(Collected data)
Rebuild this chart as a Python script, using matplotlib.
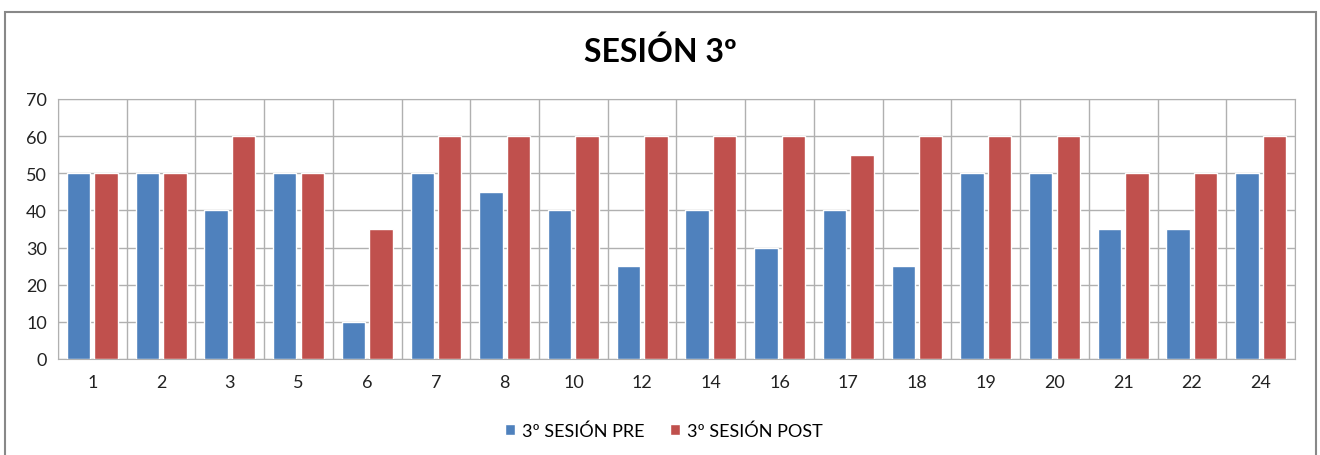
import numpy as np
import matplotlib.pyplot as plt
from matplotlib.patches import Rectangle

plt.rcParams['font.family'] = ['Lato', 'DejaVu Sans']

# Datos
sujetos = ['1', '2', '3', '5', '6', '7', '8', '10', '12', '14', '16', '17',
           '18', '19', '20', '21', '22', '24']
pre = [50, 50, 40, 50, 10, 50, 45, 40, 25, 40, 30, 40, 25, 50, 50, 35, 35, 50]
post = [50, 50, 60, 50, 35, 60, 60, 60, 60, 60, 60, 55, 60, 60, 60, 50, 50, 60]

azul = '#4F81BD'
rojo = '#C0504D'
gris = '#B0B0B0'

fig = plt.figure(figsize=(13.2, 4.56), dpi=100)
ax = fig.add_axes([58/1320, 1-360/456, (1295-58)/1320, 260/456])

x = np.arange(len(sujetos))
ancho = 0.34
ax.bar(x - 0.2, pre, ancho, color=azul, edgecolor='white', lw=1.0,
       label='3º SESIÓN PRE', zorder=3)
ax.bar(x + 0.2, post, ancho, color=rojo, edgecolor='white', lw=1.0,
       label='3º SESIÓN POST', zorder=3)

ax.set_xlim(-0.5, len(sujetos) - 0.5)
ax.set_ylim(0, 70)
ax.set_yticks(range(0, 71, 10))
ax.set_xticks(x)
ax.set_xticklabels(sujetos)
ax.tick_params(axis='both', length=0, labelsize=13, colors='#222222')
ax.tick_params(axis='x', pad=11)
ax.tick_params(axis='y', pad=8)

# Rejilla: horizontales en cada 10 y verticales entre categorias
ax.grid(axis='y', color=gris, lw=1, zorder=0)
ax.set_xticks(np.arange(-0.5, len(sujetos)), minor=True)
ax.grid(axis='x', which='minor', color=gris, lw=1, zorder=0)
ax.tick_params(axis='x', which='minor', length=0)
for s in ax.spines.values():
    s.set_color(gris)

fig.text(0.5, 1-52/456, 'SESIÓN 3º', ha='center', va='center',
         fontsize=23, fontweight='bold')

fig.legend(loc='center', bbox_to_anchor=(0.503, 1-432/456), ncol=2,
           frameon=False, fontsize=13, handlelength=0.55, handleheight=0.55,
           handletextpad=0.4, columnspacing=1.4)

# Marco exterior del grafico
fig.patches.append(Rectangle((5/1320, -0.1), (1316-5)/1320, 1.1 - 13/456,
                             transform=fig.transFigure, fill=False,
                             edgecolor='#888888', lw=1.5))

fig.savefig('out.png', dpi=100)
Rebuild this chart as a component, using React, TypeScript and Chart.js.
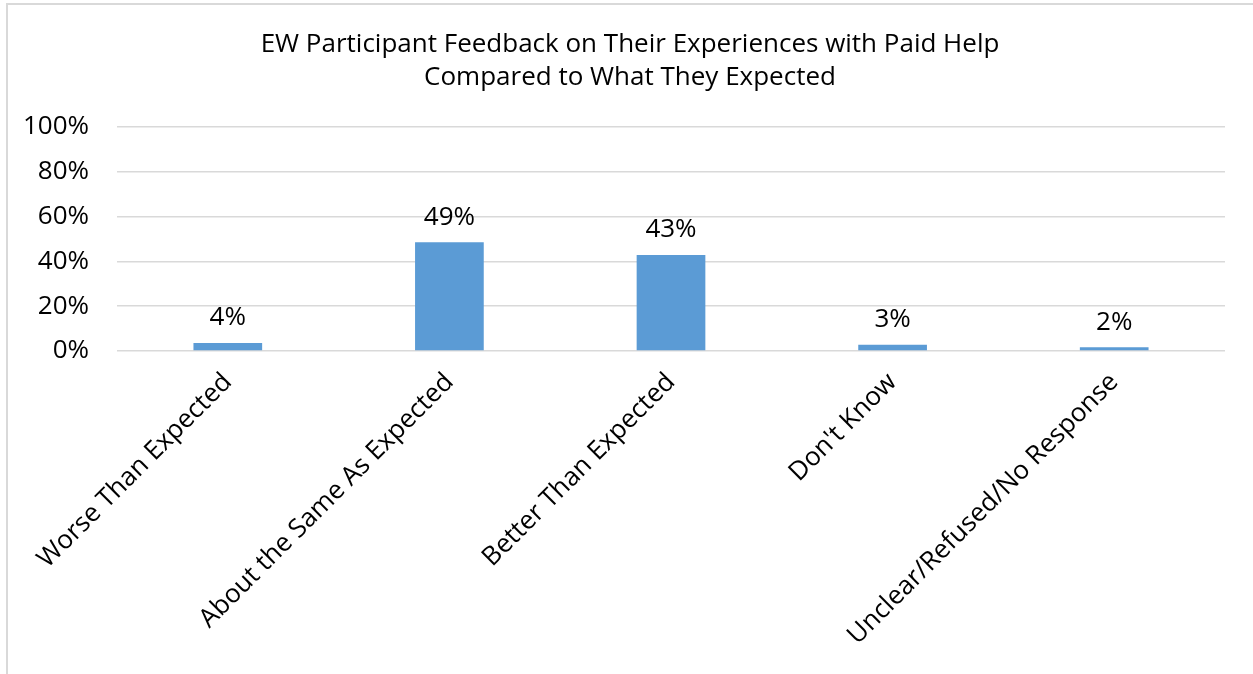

**Exercise task:** Count every line of the material above that holds the string "this", then state only the total.

**Solution:** 2